- _WHAT THE TASK REQUIRES_:
Look through the data below and count each line where the word "Convert" appears. Reply with the count alone.

- _DATA PROVIDED_:
+ + + + + + +
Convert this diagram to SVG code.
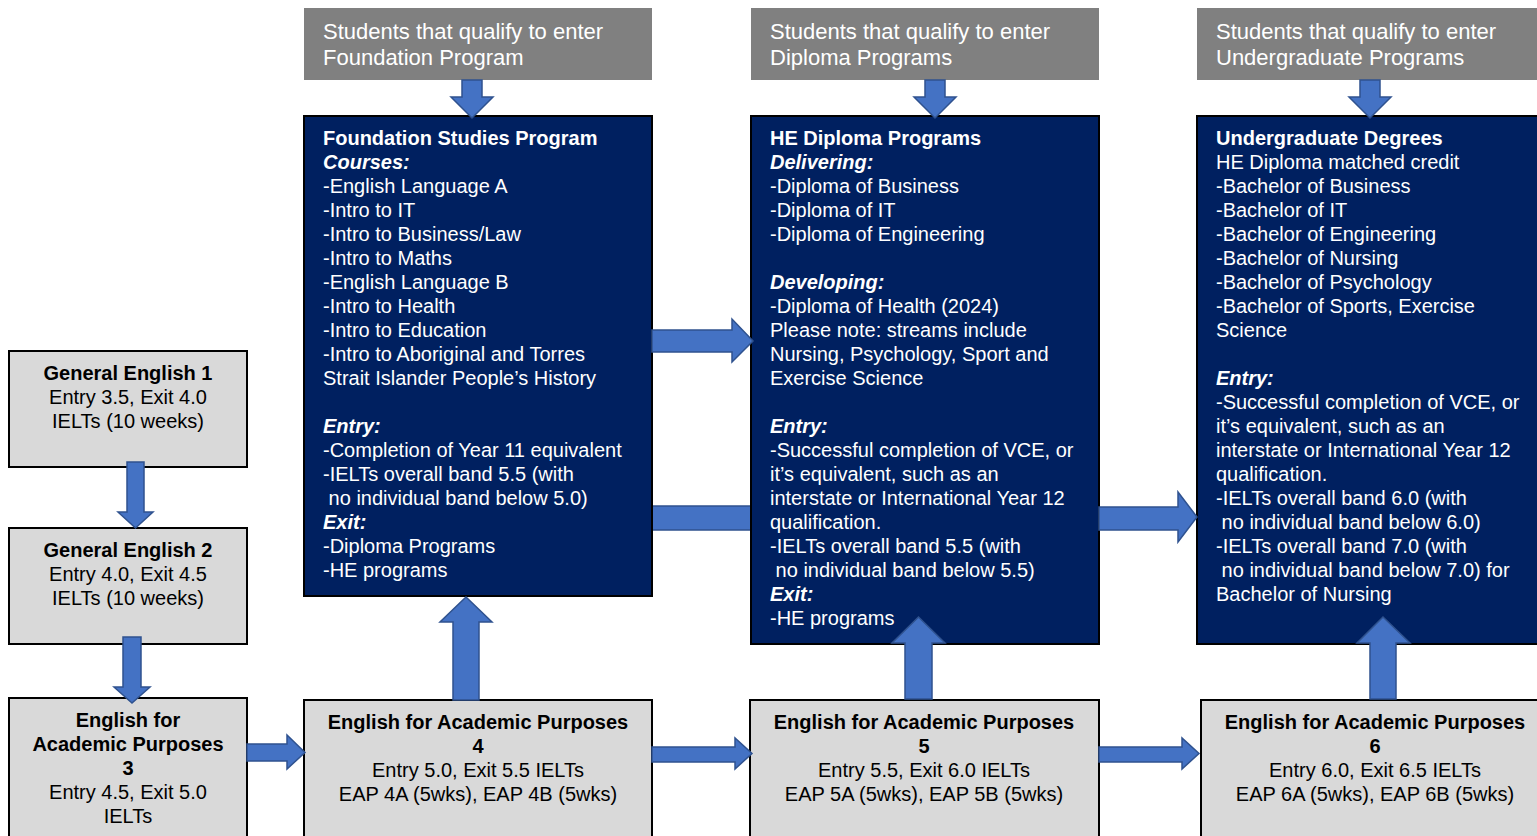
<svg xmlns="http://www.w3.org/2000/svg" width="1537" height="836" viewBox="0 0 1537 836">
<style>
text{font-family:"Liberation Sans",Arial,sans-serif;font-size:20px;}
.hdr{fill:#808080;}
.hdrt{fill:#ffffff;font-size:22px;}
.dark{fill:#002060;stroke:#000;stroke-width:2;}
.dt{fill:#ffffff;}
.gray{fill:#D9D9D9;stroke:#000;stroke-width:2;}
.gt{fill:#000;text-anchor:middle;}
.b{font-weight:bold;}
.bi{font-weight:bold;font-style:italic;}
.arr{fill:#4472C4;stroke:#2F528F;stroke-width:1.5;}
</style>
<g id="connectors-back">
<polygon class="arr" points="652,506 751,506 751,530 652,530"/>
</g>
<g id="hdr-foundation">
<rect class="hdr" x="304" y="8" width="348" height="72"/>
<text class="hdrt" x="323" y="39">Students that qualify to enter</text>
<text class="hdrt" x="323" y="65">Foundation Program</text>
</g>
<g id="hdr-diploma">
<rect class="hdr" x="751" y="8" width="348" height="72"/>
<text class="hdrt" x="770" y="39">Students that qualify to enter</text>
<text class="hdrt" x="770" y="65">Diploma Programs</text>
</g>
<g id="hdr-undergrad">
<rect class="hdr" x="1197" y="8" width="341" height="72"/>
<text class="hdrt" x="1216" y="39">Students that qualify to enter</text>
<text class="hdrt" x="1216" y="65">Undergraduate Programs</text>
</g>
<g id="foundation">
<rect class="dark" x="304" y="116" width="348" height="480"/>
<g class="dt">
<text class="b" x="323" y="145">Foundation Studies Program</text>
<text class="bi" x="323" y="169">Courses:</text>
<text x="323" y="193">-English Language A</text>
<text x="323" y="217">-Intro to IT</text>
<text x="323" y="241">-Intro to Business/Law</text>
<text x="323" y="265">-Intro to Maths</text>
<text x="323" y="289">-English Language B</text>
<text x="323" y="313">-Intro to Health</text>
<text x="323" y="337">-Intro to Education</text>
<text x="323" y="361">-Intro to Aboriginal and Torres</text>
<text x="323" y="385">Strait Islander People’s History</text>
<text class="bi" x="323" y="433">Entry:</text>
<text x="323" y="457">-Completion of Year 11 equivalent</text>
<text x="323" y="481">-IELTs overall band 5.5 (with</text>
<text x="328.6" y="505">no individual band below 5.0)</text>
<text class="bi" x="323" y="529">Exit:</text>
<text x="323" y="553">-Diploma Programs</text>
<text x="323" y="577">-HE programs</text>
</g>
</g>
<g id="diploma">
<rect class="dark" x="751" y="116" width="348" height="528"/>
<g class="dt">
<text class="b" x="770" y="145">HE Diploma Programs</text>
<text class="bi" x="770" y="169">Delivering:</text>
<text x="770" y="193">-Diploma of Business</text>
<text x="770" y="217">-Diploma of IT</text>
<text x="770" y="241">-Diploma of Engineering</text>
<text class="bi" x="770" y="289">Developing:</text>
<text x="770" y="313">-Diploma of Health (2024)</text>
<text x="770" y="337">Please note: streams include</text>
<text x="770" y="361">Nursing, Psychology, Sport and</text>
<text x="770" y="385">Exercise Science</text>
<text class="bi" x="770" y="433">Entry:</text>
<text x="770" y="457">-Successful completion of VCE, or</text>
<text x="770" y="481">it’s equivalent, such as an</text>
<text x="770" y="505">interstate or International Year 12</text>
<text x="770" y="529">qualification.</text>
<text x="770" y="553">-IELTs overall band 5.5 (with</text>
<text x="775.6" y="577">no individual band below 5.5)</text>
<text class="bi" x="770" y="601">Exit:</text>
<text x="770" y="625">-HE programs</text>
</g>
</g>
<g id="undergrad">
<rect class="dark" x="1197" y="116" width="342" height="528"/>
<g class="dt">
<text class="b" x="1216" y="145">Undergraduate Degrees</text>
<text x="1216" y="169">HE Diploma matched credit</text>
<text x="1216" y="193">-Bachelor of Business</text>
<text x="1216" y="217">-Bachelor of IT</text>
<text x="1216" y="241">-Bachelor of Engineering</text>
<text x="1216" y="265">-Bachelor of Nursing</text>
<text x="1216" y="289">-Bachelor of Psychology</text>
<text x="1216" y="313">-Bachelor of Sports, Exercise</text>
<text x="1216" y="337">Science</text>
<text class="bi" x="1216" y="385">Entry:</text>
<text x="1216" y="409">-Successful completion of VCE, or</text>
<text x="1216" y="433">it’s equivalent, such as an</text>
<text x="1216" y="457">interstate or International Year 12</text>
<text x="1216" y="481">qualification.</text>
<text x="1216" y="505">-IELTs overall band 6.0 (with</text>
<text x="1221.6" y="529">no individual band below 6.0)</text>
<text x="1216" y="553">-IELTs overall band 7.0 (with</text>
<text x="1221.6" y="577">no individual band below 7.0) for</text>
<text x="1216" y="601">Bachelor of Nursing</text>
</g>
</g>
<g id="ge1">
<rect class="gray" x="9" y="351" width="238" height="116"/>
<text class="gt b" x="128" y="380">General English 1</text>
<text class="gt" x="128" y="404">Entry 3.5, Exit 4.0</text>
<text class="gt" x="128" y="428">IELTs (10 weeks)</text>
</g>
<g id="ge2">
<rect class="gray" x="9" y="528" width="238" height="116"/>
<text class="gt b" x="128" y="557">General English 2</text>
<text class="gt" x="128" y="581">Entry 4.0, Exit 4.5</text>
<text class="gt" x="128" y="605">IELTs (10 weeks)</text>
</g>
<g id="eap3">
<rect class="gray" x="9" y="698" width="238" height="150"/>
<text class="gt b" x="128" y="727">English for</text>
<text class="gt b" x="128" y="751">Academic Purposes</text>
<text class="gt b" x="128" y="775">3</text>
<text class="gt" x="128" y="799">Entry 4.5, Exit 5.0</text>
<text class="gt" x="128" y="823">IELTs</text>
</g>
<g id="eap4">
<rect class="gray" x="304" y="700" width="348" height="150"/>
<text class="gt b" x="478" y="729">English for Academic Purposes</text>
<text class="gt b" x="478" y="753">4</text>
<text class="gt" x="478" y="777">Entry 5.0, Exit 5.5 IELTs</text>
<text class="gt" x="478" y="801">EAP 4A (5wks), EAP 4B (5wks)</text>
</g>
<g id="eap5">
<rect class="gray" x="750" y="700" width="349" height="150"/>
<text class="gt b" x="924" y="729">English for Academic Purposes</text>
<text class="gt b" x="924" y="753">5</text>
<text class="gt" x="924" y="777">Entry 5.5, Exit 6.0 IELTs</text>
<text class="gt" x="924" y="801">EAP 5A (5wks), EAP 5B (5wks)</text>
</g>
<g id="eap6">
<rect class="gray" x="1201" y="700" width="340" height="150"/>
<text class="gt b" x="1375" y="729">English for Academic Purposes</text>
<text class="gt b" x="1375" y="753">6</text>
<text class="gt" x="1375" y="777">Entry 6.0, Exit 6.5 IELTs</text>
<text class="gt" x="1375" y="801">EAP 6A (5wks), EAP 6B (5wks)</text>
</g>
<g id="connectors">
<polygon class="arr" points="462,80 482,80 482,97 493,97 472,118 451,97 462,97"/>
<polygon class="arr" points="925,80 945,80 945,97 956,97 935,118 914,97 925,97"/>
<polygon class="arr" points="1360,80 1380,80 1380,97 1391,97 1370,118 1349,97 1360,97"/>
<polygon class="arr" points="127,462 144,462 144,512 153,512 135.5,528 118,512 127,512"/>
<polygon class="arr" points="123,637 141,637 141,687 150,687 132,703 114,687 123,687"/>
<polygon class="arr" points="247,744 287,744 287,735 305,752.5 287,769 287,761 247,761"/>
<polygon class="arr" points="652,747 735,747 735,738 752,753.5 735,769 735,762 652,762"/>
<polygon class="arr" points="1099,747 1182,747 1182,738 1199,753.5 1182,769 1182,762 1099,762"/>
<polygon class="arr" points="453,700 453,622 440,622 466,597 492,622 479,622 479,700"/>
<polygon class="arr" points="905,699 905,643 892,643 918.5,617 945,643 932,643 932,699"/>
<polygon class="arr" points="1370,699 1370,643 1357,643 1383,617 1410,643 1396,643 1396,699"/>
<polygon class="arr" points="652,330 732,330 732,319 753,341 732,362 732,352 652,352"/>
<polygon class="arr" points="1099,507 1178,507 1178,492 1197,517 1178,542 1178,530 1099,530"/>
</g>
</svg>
+ + + + + + +
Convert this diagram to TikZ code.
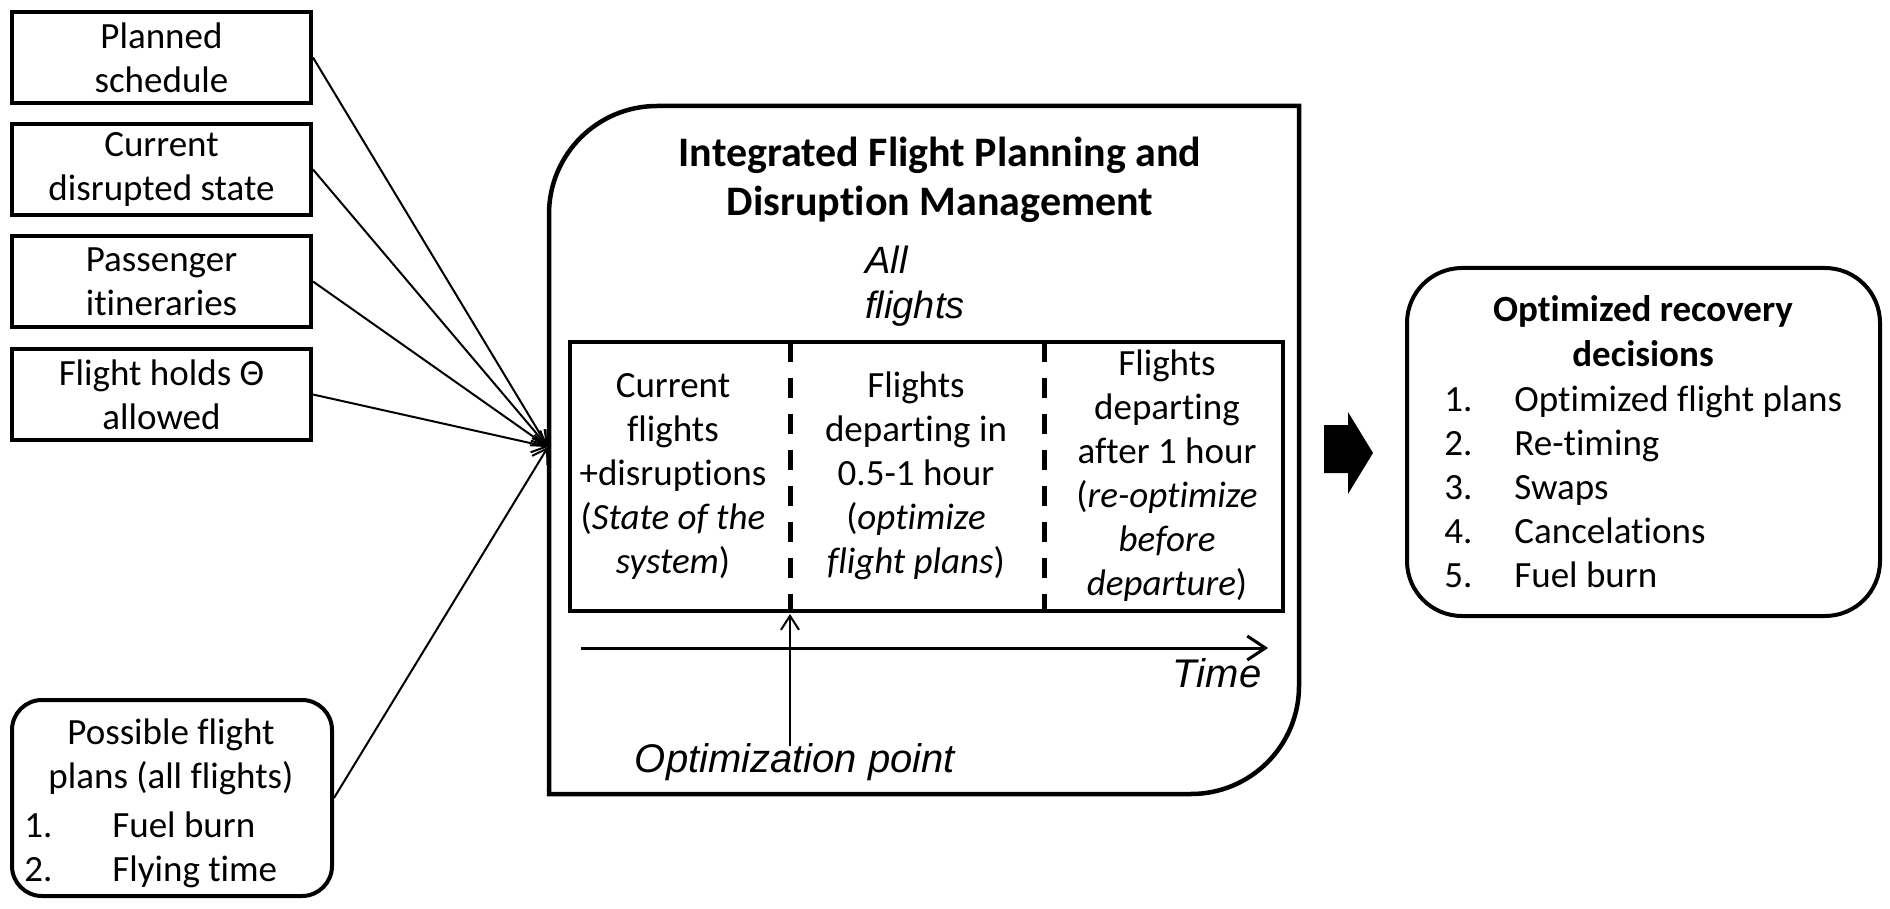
+ + + + + + +
- _SOLUTION TO THIS TASK_:
2